---- Supplied entries

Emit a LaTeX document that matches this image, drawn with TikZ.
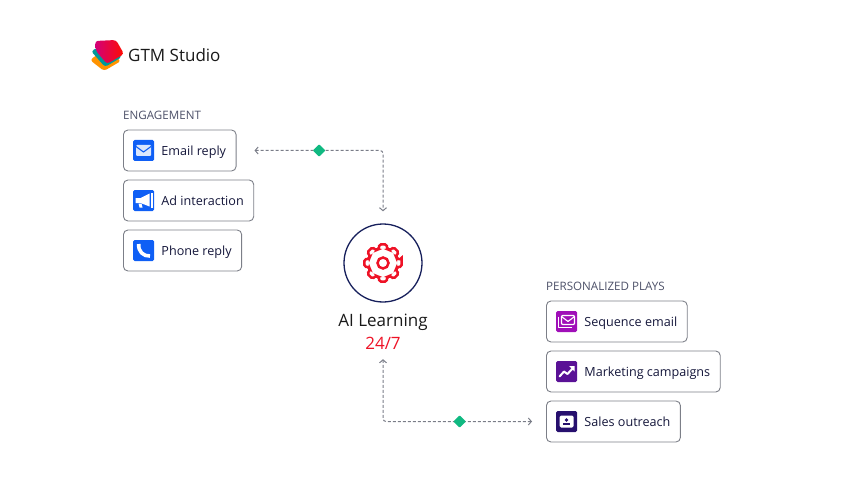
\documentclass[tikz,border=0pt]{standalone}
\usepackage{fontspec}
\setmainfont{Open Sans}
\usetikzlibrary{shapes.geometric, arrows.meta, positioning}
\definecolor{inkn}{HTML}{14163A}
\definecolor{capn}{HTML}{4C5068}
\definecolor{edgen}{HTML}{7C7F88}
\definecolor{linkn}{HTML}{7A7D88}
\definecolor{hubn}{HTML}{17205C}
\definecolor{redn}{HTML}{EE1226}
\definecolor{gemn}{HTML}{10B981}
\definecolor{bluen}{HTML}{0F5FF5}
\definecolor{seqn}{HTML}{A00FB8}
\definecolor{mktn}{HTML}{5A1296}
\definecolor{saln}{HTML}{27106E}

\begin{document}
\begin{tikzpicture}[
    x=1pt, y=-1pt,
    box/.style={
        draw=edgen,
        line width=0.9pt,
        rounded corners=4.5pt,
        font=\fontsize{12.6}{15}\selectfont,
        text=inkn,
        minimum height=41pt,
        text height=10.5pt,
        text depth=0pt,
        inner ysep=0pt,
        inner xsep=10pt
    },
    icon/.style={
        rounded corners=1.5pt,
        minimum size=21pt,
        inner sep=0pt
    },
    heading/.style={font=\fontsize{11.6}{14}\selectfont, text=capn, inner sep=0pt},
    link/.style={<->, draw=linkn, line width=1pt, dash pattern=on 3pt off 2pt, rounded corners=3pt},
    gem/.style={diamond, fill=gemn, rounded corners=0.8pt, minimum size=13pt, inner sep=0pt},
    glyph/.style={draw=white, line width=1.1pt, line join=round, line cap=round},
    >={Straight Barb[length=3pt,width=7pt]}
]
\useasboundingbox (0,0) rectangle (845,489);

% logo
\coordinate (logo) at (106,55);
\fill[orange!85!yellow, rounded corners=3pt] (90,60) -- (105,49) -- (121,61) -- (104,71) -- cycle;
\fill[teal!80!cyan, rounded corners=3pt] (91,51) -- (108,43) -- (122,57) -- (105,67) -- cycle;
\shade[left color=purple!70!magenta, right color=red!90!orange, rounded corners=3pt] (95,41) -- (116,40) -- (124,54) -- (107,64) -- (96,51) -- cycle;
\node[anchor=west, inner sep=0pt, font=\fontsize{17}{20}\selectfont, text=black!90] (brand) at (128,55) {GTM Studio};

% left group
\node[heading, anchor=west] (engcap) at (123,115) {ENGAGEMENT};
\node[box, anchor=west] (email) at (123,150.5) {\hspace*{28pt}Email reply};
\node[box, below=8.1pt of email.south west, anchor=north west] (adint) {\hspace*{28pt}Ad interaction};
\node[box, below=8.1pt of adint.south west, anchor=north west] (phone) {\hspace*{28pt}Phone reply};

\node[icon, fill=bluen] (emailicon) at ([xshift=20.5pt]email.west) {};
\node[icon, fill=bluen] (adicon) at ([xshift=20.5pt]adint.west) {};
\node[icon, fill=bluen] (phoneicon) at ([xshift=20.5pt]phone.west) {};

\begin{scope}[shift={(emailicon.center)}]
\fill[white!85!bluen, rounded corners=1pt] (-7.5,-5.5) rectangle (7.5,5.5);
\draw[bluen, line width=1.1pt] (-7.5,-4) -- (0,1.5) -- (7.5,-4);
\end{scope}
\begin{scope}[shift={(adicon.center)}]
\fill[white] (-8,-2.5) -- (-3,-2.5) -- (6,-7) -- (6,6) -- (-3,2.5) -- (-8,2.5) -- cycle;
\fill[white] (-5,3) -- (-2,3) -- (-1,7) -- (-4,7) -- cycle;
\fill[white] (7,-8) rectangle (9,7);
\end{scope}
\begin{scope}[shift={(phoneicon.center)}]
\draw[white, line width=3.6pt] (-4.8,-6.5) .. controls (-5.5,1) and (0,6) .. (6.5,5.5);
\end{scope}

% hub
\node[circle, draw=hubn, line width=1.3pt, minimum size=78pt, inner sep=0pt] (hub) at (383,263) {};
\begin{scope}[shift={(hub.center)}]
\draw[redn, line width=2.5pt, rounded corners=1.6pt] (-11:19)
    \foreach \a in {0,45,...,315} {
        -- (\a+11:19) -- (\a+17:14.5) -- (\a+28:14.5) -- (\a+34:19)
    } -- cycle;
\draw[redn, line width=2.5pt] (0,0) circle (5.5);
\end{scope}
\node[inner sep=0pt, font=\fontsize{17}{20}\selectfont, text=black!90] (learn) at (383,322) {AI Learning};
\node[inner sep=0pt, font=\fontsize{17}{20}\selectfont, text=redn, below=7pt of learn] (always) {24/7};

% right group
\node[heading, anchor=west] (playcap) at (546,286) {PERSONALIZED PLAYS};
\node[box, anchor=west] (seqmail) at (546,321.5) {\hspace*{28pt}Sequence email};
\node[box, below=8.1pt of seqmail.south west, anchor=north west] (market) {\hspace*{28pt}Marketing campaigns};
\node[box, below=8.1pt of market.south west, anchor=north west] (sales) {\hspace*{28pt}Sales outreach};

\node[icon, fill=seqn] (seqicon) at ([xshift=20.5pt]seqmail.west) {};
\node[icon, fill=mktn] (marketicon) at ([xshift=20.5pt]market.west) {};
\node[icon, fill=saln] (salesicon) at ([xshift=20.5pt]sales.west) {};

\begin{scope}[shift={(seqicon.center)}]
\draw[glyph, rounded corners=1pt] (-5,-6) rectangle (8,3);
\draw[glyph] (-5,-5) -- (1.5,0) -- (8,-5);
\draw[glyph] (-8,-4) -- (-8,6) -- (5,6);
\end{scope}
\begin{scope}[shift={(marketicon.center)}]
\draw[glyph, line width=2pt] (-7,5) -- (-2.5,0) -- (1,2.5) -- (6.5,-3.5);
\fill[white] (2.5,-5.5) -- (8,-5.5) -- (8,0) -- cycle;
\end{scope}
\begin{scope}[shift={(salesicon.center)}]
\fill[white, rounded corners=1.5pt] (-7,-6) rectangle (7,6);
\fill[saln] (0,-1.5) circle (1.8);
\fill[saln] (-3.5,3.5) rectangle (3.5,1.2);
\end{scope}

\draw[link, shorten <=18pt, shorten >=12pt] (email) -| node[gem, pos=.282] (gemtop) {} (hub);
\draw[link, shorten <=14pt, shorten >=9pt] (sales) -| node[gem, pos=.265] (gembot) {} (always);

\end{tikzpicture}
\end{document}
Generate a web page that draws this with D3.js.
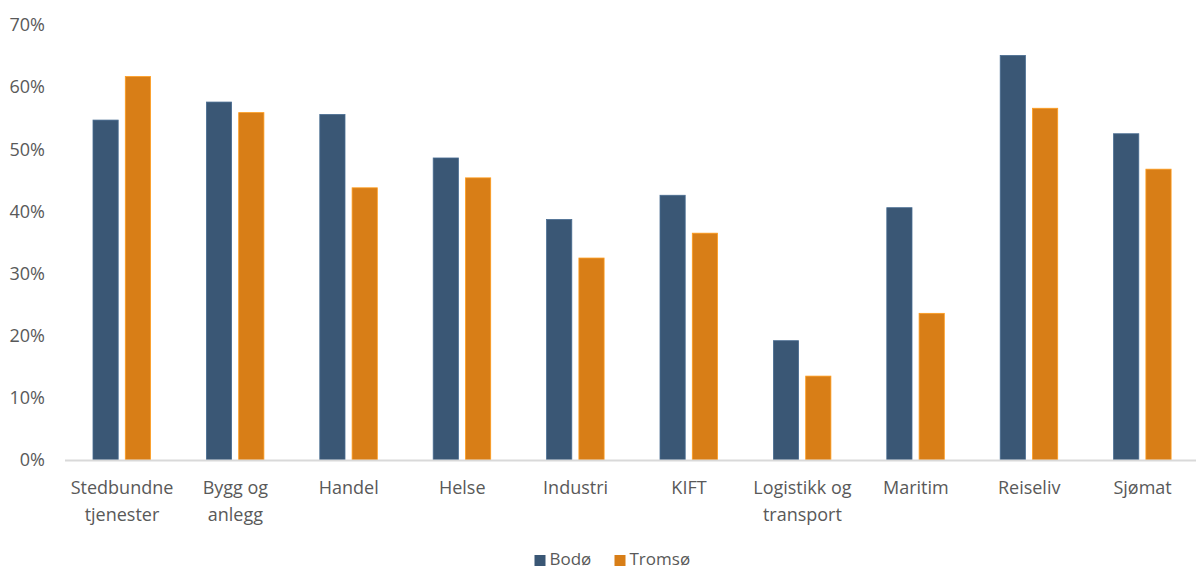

--------

■ Direction ■
Print out every entry above without changing a word, and leave out the pictures.

■ The output ■
Emit a LaTeX document that matches this image, drawn with TikZ.
\documentclass[tikz,border=0pt]{standalone}
\usepackage{fontspec}
\setmainfont{Open Sans}
\usetikzlibrary{shapes.geometric, arrows.meta, positioning}
\definecolor{inkn}{HTML}{14163A}
\definecolor{capn}{HTML}{4C5068}
\definecolor{edgen}{HTML}{7C7F88}
\definecolor{linkn}{HTML}{7A7D88}
\definecolor{hubn}{HTML}{17205C}
\definecolor{redn}{HTML}{EE1226}
\definecolor{gemn}{HTML}{10B981}
\definecolor{bluen}{HTML}{0F5FF5}
\definecolor{seqn}{HTML}{A00FB8}
\definecolor{mktn}{HTML}{5A1296}
\definecolor{saln}{HTML}{27106E}

\begin{document}
\begin{tikzpicture}[
    x=1pt, y=-1pt,
    box/.style={
        draw=edgen,
        line width=0.9pt,
        rounded corners=4.5pt,
        font=\fontsize{12.6}{15}\selectfont,
        text=inkn,
        minimum height=41pt,
        text height=10.5pt,
        text depth=0pt,
        inner ysep=0pt,
        inner xsep=10pt
    },
    icon/.style={
        rounded corners=1.5pt,
        minimum size=21pt,
        inner sep=0pt
    },
    heading/.style={font=\fontsize{11.6}{14}\selectfont, text=capn, inner sep=0pt},
    link/.style={<->, draw=linkn, line width=1pt, dash pattern=on 3pt off 2pt, rounded corners=3pt},
    gem/.style={diamond, fill=gemn, rounded corners=0.8pt, minimum size=13pt, inner sep=0pt},
    glyph/.style={draw=white, line width=1.1pt, line join=round, line cap=round},
    >={Straight Barb[length=3pt,width=7pt]}
]
\useasboundingbox (0,0) rectangle (845,489);

% logo
\coordinate (logo) at (106,55);
\fill[orange!85!yellow, rounded corners=3pt] (90,60) -- (105,49) -- (121,61) -- (104,71) -- cycle;
\fill[teal!80!cyan, rounded corners=3pt] (91,51) -- (108,43) -- (122,57) -- (105,67) -- cycle;
\shade[left color=purple!70!magenta, right color=red!90!orange, rounded corners=3pt] (95,41) -- (116,40) -- (124,54) -- (107,64) -- (96,51) -- cycle;
\node[anchor=west, inner sep=0pt, font=\fontsize{17}{20}\selectfont, text=black!90] (brand) at (128,55) {GTM Studio};

% left group
\node[heading, anchor=west] (engcap) at (123,115) {ENGAGEMENT};
\node[box, anchor=west] (email) at (123,150.5) {\hspace*{28pt}Email reply};
\node[box, below=8.1pt of email.south west, anchor=north west] (adint) {\hspace*{28pt}Ad interaction};
\node[box, below=8.1pt of adint.south west, anchor=north west] (phone) {\hspace*{28pt}Phone reply};

\node[icon, fill=bluen] (emailicon) at ([xshift=20.5pt]email.west) {};
\node[icon, fill=bluen] (adicon) at ([xshift=20.5pt]adint.west) {};
\node[icon, fill=bluen] (phoneicon) at ([xshift=20.5pt]phone.west) {};

\begin{scope}[shift={(emailicon.center)}]
\fill[white!85!bluen, rounded corners=1pt] (-7.5,-5.5) rectangle (7.5,5.5);
\draw[bluen, line width=1.1pt] (-7.5,-4) -- (0,1.5) -- (7.5,-4);
\end{scope}
\begin{scope}[shift={(adicon.center)}]
\fill[white] (-8,-2.5) -- (-3,-2.5) -- (6,-7) -- (6,6) -- (-3,2.5) -- (-8,2.5) -- cycle;
\fill[white] (-5,3) -- (-2,3) -- (-1,7) -- (-4,7) -- cycle;
\fill[white] (7,-8) rectangle (9,7);
\end{scope}
\begin{scope}[shift={(phoneicon.center)}]
\draw[white, line width=3.6pt] (-4.8,-6.5) .. controls (-5.5,1) and (0,6) .. (6.5,5.5);
\end{scope}

% hub
\node[circle, draw=hubn, line width=1.3pt, minimum size=78pt, inner sep=0pt] (hub) at (383,263) {};
\begin{scope}[shift={(hub.center)}]
\draw[redn, line width=2.5pt, rounded corners=1.6pt] (-11:19)
    \foreach \a in {0,45,...,315} {
        -- (\a+11:19) -- (\a+17:14.5) -- (\a+28:14.5) -- (\a+34:19)
    } -- cycle;
\draw[redn, line width=2.5pt] (0,0) circle (5.5);
\end{scope}
\node[inner sep=0pt, font=\fontsize{17}{20}\selectfont, text=black!90] (learn) at (383,322) {AI Learning};
\node[inner sep=0pt, font=\fontsize{17}{20}\selectfont, text=redn, below=7pt of learn] (always) {24/7};

% right group
\node[heading, anchor=west] (playcap) at (546,286) {PERSONALIZED PLAYS};
\node[box, anchor=west] (seqmail) at (546,321.5) {\hspace*{28pt}Sequence email};
\node[box, below=8.1pt of seqmail.south west, anchor=north west] (market) {\hspace*{28pt}Marketing campaigns};
\node[box, below=8.1pt of market.south west, anchor=north west] (sales) {\hspace*{28pt}Sales outreach};

\node[icon, fill=seqn] (seqicon) at ([xshift=20.5pt]seqmail.west) {};
\node[icon, fill=mktn] (marketicon) at ([xshift=20.5pt]market.west) {};
\node[icon, fill=saln] (salesicon) at ([xshift=20.5pt]sales.west) {};

\begin{scope}[shift={(seqicon.center)}]
\draw[glyph, rounded corners=1pt] (-5,-6) rectangle (8,3);
\draw[glyph] (-5,-5) -- (1.5,0) -- (8,-5);
\draw[glyph] (-8,-4) -- (-8,6) -- (5,6);
\end{scope}
\begin{scope}[shift={(marketicon.center)}]
\draw[glyph, line width=2pt] (-7,5) -- (-2.5,0) -- (1,2.5) -- (6.5,-3.5);
\fill[white] (2.5,-5.5) -- (8,-5.5) -- (8,0) -- cycle;
\end{scope}
\begin{scope}[shift={(salesicon.center)}]
\fill[white, rounded corners=1.5pt] (-7,-6) rectangle (7,6);
\fill[saln] (0,-1.5) circle (1.8);
\fill[saln] (-3.5,3.5) rectangle (3.5,1.2);
\end{scope}

\draw[link, shorten <=18pt, shorten >=12pt] (email) -| node[gem, pos=.282] (gemtop) {} (hub);
\draw[link, shorten <=14pt, shorten >=9pt] (sales) -| node[gem, pos=.265] (gembot) {} (always);

\end{tikzpicture}
\end{document}
Generate a web page that draws this with D3.js.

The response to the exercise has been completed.